## INPUT RECORDS
▼▼▼

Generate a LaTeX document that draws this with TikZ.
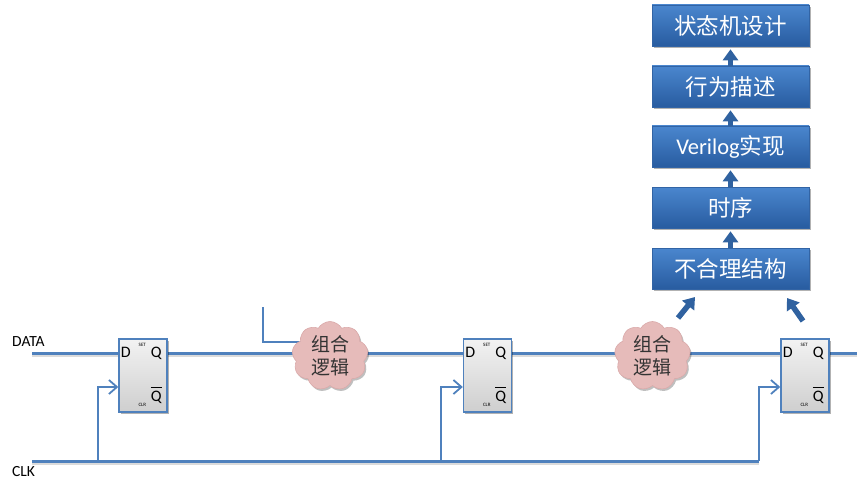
\documentclass[tikz,border=0pt]{standalone}
\usepackage{fontspec}
\setmainfont{Carlito}
\newfontfamily\cjk{Noto Sans CJK SC}
\usetikzlibrary{shapes.symbols,shadows,arrows.meta}
\pgfdeclarelayer{bg}\pgfsetlayers{bg,main}
\definecolor{wire}{RGB}{79,129,189}
\definecolor{boxtop}{RGB}{74,134,206}
\definecolor{boxbot}{RGB}{40,92,160}
\definecolor{boxedge}{RGB}{50,100,165}
\definecolor{arrowc}{RGB}{48,98,160}
\definecolor{cloudfill}{RGB}{230,187,186}
\definecolor{cloudedge}{RGB}{218,170,170}
\newcommand\qbarsym{\setbox0=\hbox{Q}\rlap{\rule[\dimexpr\ht0+3pt\relax]{\wd0}{1.1pt}}Q}
\begin{document}
\begin{tikzpicture}[x=1pt,y=-1pt,
  flowbox/.style={rectangle, minimum width=157pt, minimum height=41pt, inner sep=0pt,
    top color=boxtop, bottom color=boxbot, draw=boxedge, line width=0.6pt, text=white,
    font=\cjk\fontsize{22.5}{26}\selectfont,
    drop shadow={shadow xshift=1.5pt,shadow yshift=-2pt,opacity=0.3,fill=black}},
  blockarrow/.style={draw=arrowc, line width=5.5pt, -{Triangle[width=15pt,length=11pt]}},
  ffbox/.style={rectangle, minimum width=48pt, minimum height=73pt, inner sep=0pt,
    draw=wire, line width=1.4pt, top color=gray!10, bottom color=gray!38,
    drop shadow={shadow xshift=1.5pt,shadow yshift=-2pt,opacity=0.3,fill=black}},
  pinlab/.style={inner sep=0pt, font=\fontsize{16}{16}\selectfont},
  tinylab/.style={inner sep=0pt, font=\fontsize{5}{5}\selectfont},
  cloudy/.style={cloud, cloud puffs=9, cloud puff arc=120, minimum width=76pt, minimum height=69pt,
    inner sep=0pt, fill=cloudfill, draw=cloudedge, line width=0.6pt, align=center,
    font=\cjk\fontsize{19}{23}\selectfont, text=black!80,
    drop shadow={shadow xshift=1.5pt,shadow yshift=-2pt,opacity=0.25,fill=black}},
  wirew/.style={draw=wire, line width=3pt,
    preaction={draw=black!14, line width=3pt, transform canvas={yshift=-2.5pt}}},
  clkw/.style={draw=wire, line width=1.8pt},
  thinw/.style={draw=wire, line width=1.3pt},
  sidelab/.style={inner sep=0pt, anchor=west, font=\fontsize{15.5}{15.5}\selectfont}
]
\useasboundingbox (0,0) rectangle (864,492);

% flow boxes
\node[flowbox] (b1) at (730.5,25.5) {状态机设计};
\node[flowbox] (b2) at (730.5,86.5) {行为描述};
\node[flowbox] (b3) at (730.5,146.5) {{\rmfamily Verilog}实现};
\node[flowbox] (b4) at (730.5,207.5) {时序};
\node[flowbox] (b5) at (730.5,268.5) {不合理结构};

\draw[blockarrow, shorten >=3pt] (b2.north) -- (b1.south);
\draw[blockarrow, shorten >=3pt] (b3.north) -- (b2.south);
\draw[blockarrow, shorten >=3pt] (b4.north) -- (b3.south);
\draw[blockarrow, shorten >=3pt] (b5.north) -- (b4.south);

\coordinate (la0) at (678,318);
\coordinate (la1) at (695,297);
\coordinate (ra0) at (803,321);
\coordinate (ra1) at (787,298);
\draw[blockarrow] (la0) -- (la1);
\draw[blockarrow] (ra0) -- (ra1);

% flip-flops
\node[ffbox] (ff1) at (143,375.5) {};
\node[ffbox] (ff2) at (487.5,375.5) {};
\node[ffbox] (ff3) at (805,375.5) {};
\foreach \f in {ff1,ff2,ff3}{
  \node[pinlab] (\f-D) at ([xshift=7.5pt,yshift=-14.5pt]\f.north west) {D};
  \node[pinlab] (\f-Q) at ([xshift=38pt,yshift=-15.5pt]\f.north west) {Q};
  \node[pinlab] (\f-Qb) at ([xshift=38pt,yshift=-57pt]\f.north west) {\qbarsym};
  \node[tinylab] (\f-S) at ([xshift=24pt,yshift=-7pt]\f.north west) {SET};
  \node[tinylab] (\f-C) at ([xshift=24pt,yshift=-67pt]\f.north west) {CLR};
}

% clouds
\node[cloudy] (c1) at (330,356) {组合\\逻辑};
\node[cloudy] (c2) at (652.5,356) {组合\\逻辑};

% labels
\node[sidelab] (ldata) at (12,342) {DATA};
\node[sidelab] (lclk) at (12,472) {CLK};

% wires
\coordinate (dstart) at (32,353);
\coordinate (dend) at (857,353);
\coordinate (kstart) at (32,461);
\coordinate (k1) at (98,461);
\coordinate (k2) at (441,461);
\coordinate (k3) at (759,461);
\coordinate (t0) at (263,307);
\begin{pgfonlayer}{bg}
  \draw[wirew] (dstart) -- (ff1.west |- dstart);
  \draw[wirew] (ff1.east |- dstart) -- (c1 |- dstart) -- (ff2.west |- dstart);
  \draw[wirew] (ff2.east |- dstart) -- (c2 |- dstart) -- (ff3.west |- dstart);
  \draw[wirew] (ff3.east |- dstart) -- (dend);
  \draw[wirew] (kstart) -- (k1) -- (k2) -- (k3);
  \draw[thinw] (t0) |- ([yshift=14pt]c1.center);
\end{pgfonlayer}
\draw[clkw, -{Straight Barb[length=8pt,width=14pt]}] (k1) |- ([yshift=-11.5pt]ff1.west);
\draw[clkw, -{Straight Barb[length=8pt,width=14pt]}] (k2) |- ([yshift=-11.5pt]ff2.west);
\draw[clkw, -{Straight Barb[length=8pt,width=14pt]}] (k3) |- ([yshift=-11.5pt]ff3.west);
\end{tikzpicture}
\end{document}
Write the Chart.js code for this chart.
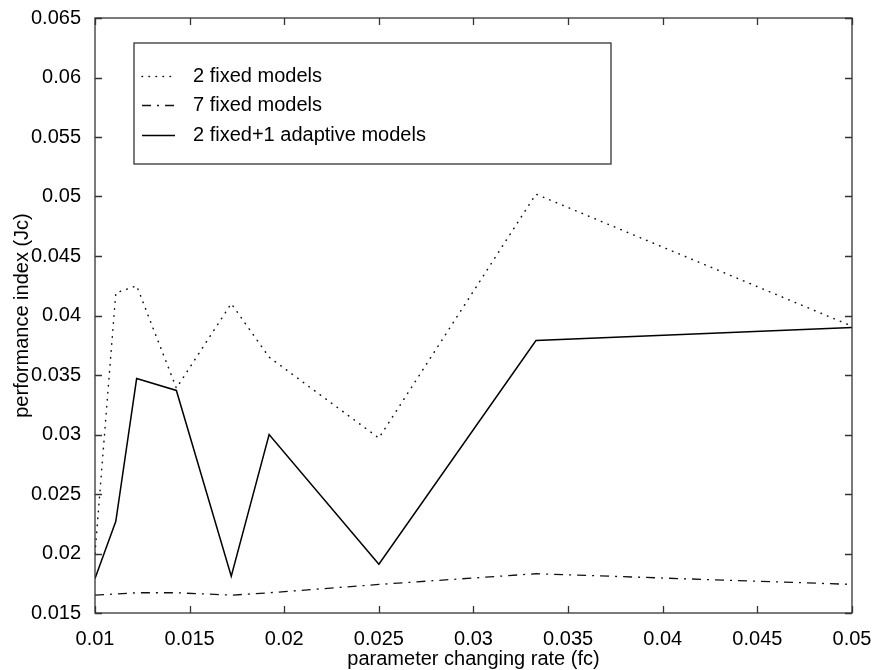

▲▲▲

## YOUR INSTRUCTIONS
Pull out each line of the listing that holds the string "this".

## RESPONSE
Generate a LaTeX document that draws this with TikZ.
Write the Chart.js code for this chart.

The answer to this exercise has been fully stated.